As predicted, a few days later he is arrested at a Taco Bell a couple of hundred miles from the Bay Area. (The irony of Trump’s visit to a different location of what some people refer to as “fake” Mexican food, does not escape me.)

I met Shalom a couple of times but never interviewed him. I wondered how thoroughly he planned his escape, where he was headed, and what was on his mind (a taco?) or as some of the men surmised, a woman. Was there a moment, even with a manhunt after him, that he felt even the slightest bit free?

I don't think I could last one week being incarcerated and I cannot fathom spending a year let alone the next several decades behind bars. Freedom is easily taken for granted and no matter how burned out we may be with the current political climate, we still have the freedom to talk about it.

When I left prison on Friday, for the long New Years weekend, Al asked me what my resolutions were. I told him I never make them. He agreed and said, “Yeah – I get that. You just take each day as it comes.”

But I could come and go as I pleased and was free to make decisions about mundane things that would be a luxury for them. What to wear, where to eat, take a bike ride or hike, and on and on. How to spend New Years Eve? That was easy because I don’t like crowds or loud drunken people or staying up late, so I stay home. If I happen to be awake at midnight, I might watch the madness on TV and the dropping of the ball in Times Square. I imagine a few people will make bad decisions and drink the wrong combination of alcohol or wake up with the wrong person, or...

And someone will get behind the wheel of a car because they think they are sober enough to drive even though they take the side roads in case of a police roadblock. Criminals, after all, are not all that different then you and me; except when they get caught.

The new year ball is suspended in time for these men. The clock is ticking and the end of the road might be a few more years or fifty years away. For those on death row, it's when the ball hits the ground.

In some ways, the men I've met seem more optimistic about the future than most people I know. They talk about getting out and making a positive difference, educating kids and working with people who had the same disadvantages they grew up with.

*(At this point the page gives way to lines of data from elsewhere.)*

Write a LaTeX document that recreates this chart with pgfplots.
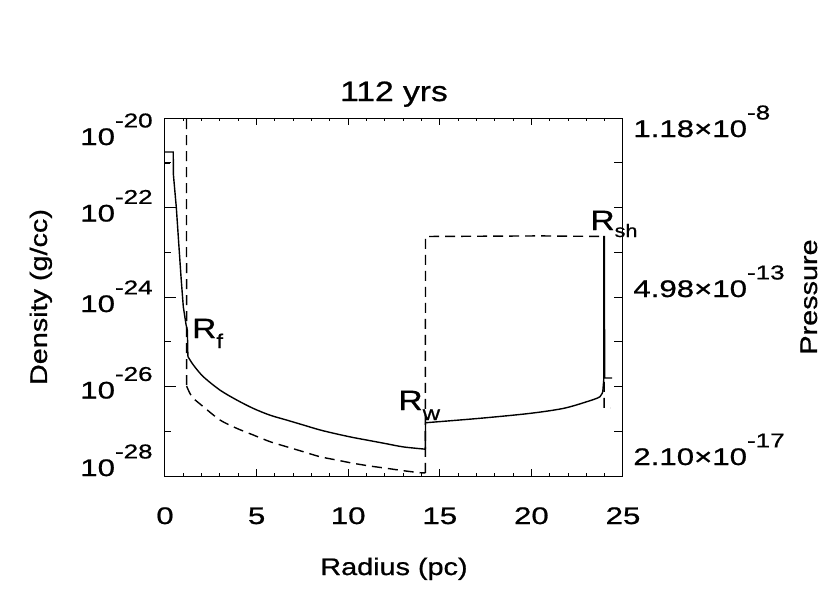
\documentclass[border=0pt]{standalone}
\usepackage{fontspec}
\setmainfont{Liberation Sans}[FakeStretch=1.2, FakeBold=0.8]
\newfontfamily\tickfont{Liberation Sans}[FakeStretch=1.3, FakeBold=0.8]
\usepackage{pgfplots}
\pgfplotsset{compat=1.18}
\usepackage{pgfplotstable}

\newcommand{\ex}[1]{\raisebox{8.8pt}{\fontsize{10}{10}\selectfont #1}}
\newcommand{\lt}[2]{\raisebox{#1}{\tickfont\fontsize{12}{12}\selectfont 10\ex{-#2}}}
\newcommand{\rt}[3]{\raisebox{#1}{\tickfont\fontsize{12}{12}\selectfont #2×10\ex{-#3}}}

% density: inner wind region (straight)
\pgfplotstableread{
x y
0.00 1.74e-21
0.45 1.74e-21
0.46 5.37e-22
0.62 9.77e-23
0.75 1.58e-23
0.88 2.63e-24
1.00 6.03e-25
1.15 2.40e-25
1.22 1.82e-25
1.25 4.68e-26
}\densA
% density: shocked wind (smooth)
\pgfplotstableread{
x y
1.25 4.68e-26
1.55 3.02e-26
2.09 1.66e-26
3.00 8.32e-27
3.91 5.01e-27
4.82 3.24e-27
5.73 2.29e-27
6.64 1.78e-27
7.55 1.38e-27
8.46 1.07e-27
9.37 8.71e-28
10.28 7.24e-28
11.19 6.17e-28
12.10 5.25e-28
13.01 4.47e-28
14.21 3.98e-28
}\densB
% density: shell (smooth)
\pgfplotstableread{
x y
14.22 1.55e-27
17.20 1.95e-27
19.92 2.51e-27
21.74 3.24e-27
23.02 4.57e-27
23.74 5.89e-27
23.90 7.94e-27
}\densC
% density: shock and ambient (straight)
\pgfplotstableread{
x y
23.90 7.94e-27
23.95 1.41e-26
23.96 2.24e-23
23.98 2.24e-23
24.00 1.55e-26
24.40 1.55e-26
}\densD

% pressure
\pgfplotstableread{
x y
1.17 1.0e-6
1.18 3.30e-15
}\presA
\pgfplotstableread{
x y
1.18 3.30e-15
1.36 2.20e-15
1.55 1.66e-15
2.09 1.04e-15
3.00 4.91e-16
3.91 3.08e-16
4.82 2.11e-16
5.73 1.45e-16
6.64 1.09e-16
7.55 8.24e-17
8.46 6.22e-17
9.37 5.16e-17
10.28 4.29e-17
11.19 3.68e-17
12.10 3.24e-17
13.01 2.83e-17
13.92 2.53e-17
14.21 2.51e-17
}\presB
\pgfplotstableread{
x y
14.21 2.51e-17
14.22 1.50e-11
20.50 1.55e-11
23.95 1.50e-11
23.97 9.64e-16
24.30 9.64e-16
}\presC

\pgfplotsset{commonax/.style={scale only axis, width=229pt, height=179pt,
  xmin=0, xmax=25, at={(0,0)}, anchor=south west,
  every tick/.style={black, line width=0.5pt}}}

\begin{document}
\begin{tikzpicture}
\path[use as bounding box] (-82.5pt,-59pt) rectangle (332.5pt,238pt);

% frame, x axis, density
\begin{axis}[commonax, clip mode=individual,
  ymode=log, ymin=1e-28, ymax=1e-20, ytick=\empty, minor y tick style={draw=none},
  axis line style={line width=0.5pt, black},
  xtick={0,5,10,15,20,25}, xticklabels={0,5,10,15,20,25}, minor x tick num=4,
  major tick length=3.5pt, minor tick length=1.5pt,
  xticklabel style={font=\tickfont\fontsize{12}{12}\selectfont, anchor=base, inner sep=0pt, yshift=-24pt},
  xlabel={Radius (pc)},
  xlabel style={at={(axis description cs:0.5,0)}, anchor=base, yshift=-49.5pt, font=\fontsize{12}{12}\selectfont},
  title={112 yrs},
  title style={at={(axis description cs:0.5,1)}, anchor=base, yshift=2.5pt, font=\fontsize{14}{14}\selectfont},
  ylabel={Density (g/cc)},
  ylabel style={at={([xshift=-59pt]axis description cs:0,0.5)}, anchor=base, font=\fontsize{12}{12}\selectfont},
]
\addplot[black, line width=0.7pt] table[x=x,y=y] {\densA};
\addplot[black, line width=0.7pt, smooth] table[x=x,y=y] {\densB};
\addplot[black, line width=0.7pt] coordinates {(14.21,3.98e-28) (14.22,1.55e-27)};
\addplot[black, line width=0.7pt, smooth] table[x=x,y=y] {\densC};
\addplot[black, line width=0.7pt] table[x=x,y=y] {\densD};
\addplot[black, line width=0.7pt] coordinates {(0,9.77e-22) (0.27,9.77e-22)};
\node[anchor=base west, inner sep=0pt, font=\fontsize{14}{14}\selectfont] at (axis cs:1.46,1.21e-25) {R\raisebox{-5pt}{\fontsize{10}{10}\selectfont f}};
\node[anchor=base west, inner sep=0pt, font=\fontsize{14}{14}\selectfont] at (axis cs:12.72,2.98e-27) {R\raisebox{-5pt}{\fontsize{10}{10}\selectfont w}};
\node[anchor=base west, inner sep=0pt, font=\fontsize{14}{14}\selectfont] at (axis cs:23.2,3.14e-23) {R\raisebox{-3.5pt}{\fontsize{9}{9}\selectfont sh}};
\end{axis}

% left density ticks
\begin{axis}[commonax,
  ymode=log, ymin=1e-28, ymax=1e-20,
  axis line style={draw=none}, xtick=\empty,
  ytick={1e-28,1e-26,1e-24,1e-22,1e-20},
  minor ytick={1e-27,1e-25,1e-23,1e-21},
  ytick pos=left,
  major tick length=5.5pt, minor tick length=3pt,
  yticklabels={\lt{0pt}{28},\lt{-6pt}{26},\lt{-7.5pt}{24},\lt{-7pt}{22},\lt{-13.5pt}{20}},
  yticklabel style={anchor=base east, inner sep=0pt, xshift=-6pt},
]
\end{axis}

% right pressure axis
\begin{axis}[commonax,
  ymode=log, ymin=2.10e-17, ymax=1.18e-8,
  axis line style={draw=none}, xtick=\empty,
  ytick={2.1002e-17,2.606e-16,3.234e-15,4.012e-14,4.978e-13,6.177e-12,7.664e-11,9.510e-10,1.1798e-8},
  minor y tick style={draw=none},
  ytick pos=right, yticklabel pos=right,
  major tick length=4.5pt,
  yticklabels={\rt{5.5pt}{2.10}{17},,,,\rt{0pt}{4.98}{13},,,,\rt{-9.5pt}{1.18}{8}},
  yticklabel style={anchor=base west, inner sep=0pt, xshift=5pt},
  ylabel={Pressure},
  ylabel style={at={([xshift=97pt]axis description cs:1,0.5)}, anchor=base, font=\fontsize{12}{12}\selectfont},
]
\addplot[black, line width=0.7pt, dash pattern=on 5pt off 3pt] table[x=x,y=y] {\presA};
\addplot[black, line width=0.7pt, dash pattern=on 5pt off 3pt, smooth] table[x=x,y=y] {\presB};
\addplot[black, line width=0.7pt, dash pattern=on 5pt off 3pt] table[x=x,y=y] {\presC};
\end{axis}
\end{tikzpicture}
\end{document}
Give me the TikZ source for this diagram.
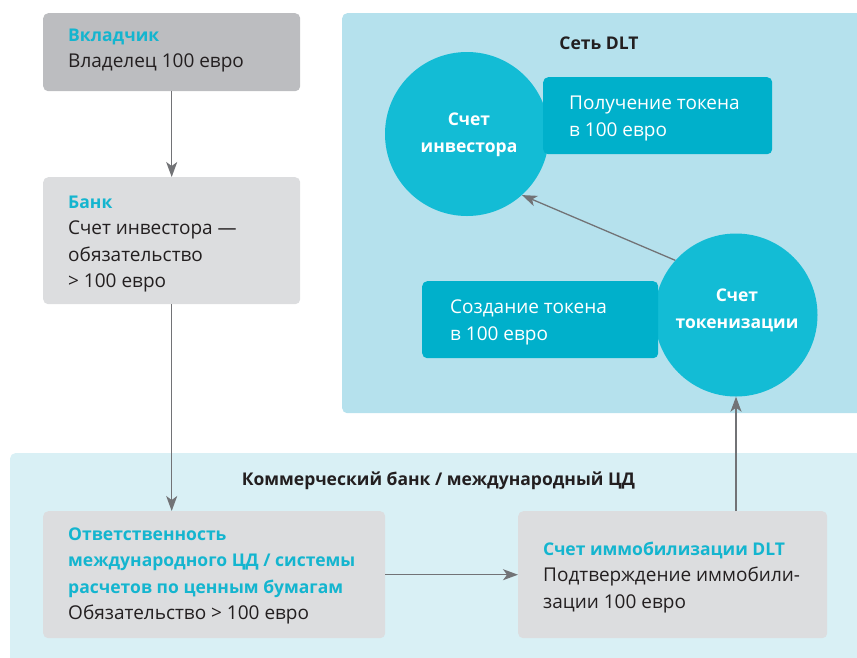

I was surprised to find that so many of the inmates are not only filled with remorse and accept their punishment; but they also take classes and go to groups and spend more time working on themselves than people on the outside.

As the inmates wait for the possibility of parole or a commuted sentence, I am aware that the resolutions they make carry a different kind of weight than the general population. We have a choice to realize our goals; to get more exercise, get a new job, or quit smoking.

The inmates I've met seem to have resolved that they messed up big time and wonder "What if...", What if their childhood or the culture they grew up in, were different. There was no way to know how their circumstances affected them then, but they do now.

So they take it one day at a time, and have hope that in the not too distant future, they will also have the freedom to make better choices.